Source excerpt -
[start]

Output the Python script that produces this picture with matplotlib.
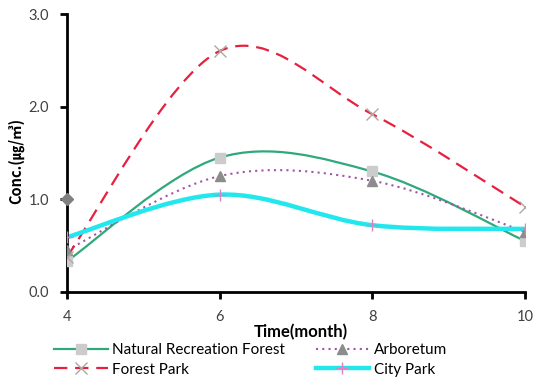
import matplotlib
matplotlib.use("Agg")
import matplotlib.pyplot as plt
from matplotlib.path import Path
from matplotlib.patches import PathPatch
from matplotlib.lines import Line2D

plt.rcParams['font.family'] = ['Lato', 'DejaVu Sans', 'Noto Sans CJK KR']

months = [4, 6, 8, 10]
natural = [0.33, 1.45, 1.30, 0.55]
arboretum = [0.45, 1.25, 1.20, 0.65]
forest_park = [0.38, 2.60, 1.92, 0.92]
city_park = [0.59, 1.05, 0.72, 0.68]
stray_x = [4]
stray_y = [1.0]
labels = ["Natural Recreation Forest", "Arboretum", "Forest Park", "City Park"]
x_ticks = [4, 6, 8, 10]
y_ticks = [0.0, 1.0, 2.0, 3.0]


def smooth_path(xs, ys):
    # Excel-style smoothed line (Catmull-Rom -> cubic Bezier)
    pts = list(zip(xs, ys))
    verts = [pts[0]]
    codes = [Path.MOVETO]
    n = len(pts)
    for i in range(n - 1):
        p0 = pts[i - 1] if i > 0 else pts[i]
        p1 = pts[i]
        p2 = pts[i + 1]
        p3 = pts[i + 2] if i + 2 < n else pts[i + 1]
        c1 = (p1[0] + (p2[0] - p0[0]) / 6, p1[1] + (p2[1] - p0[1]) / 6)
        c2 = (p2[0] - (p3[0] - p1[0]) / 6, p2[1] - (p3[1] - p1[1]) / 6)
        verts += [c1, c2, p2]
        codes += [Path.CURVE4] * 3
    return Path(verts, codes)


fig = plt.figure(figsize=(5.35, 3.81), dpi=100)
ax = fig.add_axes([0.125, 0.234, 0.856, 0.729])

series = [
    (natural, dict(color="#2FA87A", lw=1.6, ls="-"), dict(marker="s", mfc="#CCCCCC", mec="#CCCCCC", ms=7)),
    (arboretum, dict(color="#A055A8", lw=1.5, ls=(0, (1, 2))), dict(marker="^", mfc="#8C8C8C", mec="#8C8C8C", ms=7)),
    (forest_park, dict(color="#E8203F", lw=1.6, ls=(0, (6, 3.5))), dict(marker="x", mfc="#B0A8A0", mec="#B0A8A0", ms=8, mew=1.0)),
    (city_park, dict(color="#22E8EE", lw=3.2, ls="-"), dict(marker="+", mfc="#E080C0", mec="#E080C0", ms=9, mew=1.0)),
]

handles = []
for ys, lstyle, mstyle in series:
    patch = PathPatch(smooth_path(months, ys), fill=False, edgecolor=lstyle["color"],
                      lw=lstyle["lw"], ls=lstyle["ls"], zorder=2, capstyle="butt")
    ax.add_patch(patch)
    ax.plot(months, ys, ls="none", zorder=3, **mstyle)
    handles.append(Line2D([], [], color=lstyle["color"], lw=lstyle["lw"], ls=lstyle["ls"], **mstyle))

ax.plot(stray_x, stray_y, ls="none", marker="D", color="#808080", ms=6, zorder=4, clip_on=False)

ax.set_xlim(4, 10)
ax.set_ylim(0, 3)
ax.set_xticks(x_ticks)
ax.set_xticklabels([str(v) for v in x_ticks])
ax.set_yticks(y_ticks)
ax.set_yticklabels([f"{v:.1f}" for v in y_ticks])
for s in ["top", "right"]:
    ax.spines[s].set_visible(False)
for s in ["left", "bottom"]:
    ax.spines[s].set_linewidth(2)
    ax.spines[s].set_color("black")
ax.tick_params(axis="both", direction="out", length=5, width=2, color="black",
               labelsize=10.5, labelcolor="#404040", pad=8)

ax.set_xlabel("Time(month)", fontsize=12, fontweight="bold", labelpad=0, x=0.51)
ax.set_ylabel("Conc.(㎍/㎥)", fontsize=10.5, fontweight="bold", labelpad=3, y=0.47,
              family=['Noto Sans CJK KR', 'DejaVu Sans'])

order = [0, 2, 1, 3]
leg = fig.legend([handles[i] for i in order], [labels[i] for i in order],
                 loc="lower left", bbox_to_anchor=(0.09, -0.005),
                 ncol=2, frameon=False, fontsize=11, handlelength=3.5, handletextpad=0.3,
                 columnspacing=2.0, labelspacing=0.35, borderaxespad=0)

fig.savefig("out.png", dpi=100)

[end]

The request - Skip the pictures and restate exactly the lines from the beginning of the listing to the line with "ax = fig.add_axes([0.125, 0.234, 0.856, 0.729])", that line included.

Written response -
Output the Python script that produces this picture with matplotlib.
import matplotlib
matplotlib.use("Agg")
import matplotlib.pyplot as plt
from matplotlib.path import Path
from matplotlib.patches import PathPatch
from matplotlib.lines import Line2D

plt.rcParams['font.family'] = ['Lato', 'DejaVu Sans', 'Noto Sans CJK KR']

months = [4, 6, 8, 10]
natural = [0.33, 1.45, 1.30, 0.55]
arboretum = [0.45, 1.25, 1.20, 0.65]
forest_park = [0.38, 2.60, 1.92, 0.92]
city_park = [0.59, 1.05, 0.72, 0.68]
stray_x = [4]
stray_y = [1.0]
labels = ["Natural Recreation Forest", "Arboretum", "Forest Park", "City Park"]
x_ticks = [4, 6, 8, 10]
y_ticks = [0.0, 1.0, 2.0, 3.0]


def smooth_path(xs, ys):
    # Excel-style smoothed line (Catmull-Rom -> cubic Bezier)
    pts = list(zip(xs, ys))
    verts = [pts[0]]
    codes = [Path.MOVETO]
    n = len(pts)
    for i in range(n - 1):
        p0 = pts[i - 1] if i > 0 else pts[i]
        p1 = pts[i]
        p2 = pts[i + 1]
        p3 = pts[i + 2] if i + 2 < n else pts[i + 1]
        c1 = (p1[0] + (p2[0] - p0[0]) / 6, p1[1] + (p2[1] - p0[1]) / 6)
        c2 = (p2[0] - (p3[0] - p1[0]) / 6, p2[1] - (p3[1] - p1[1]) / 6)
        verts += [c1, c2, p2]
        codes += [Path.CURVE4] * 3
    return Path(verts, codes)


fig = plt.figure(figsize=(5.35, 3.81), dpi=100)
ax = fig.add_axes([0.125, 0.234, 0.856, 0.729])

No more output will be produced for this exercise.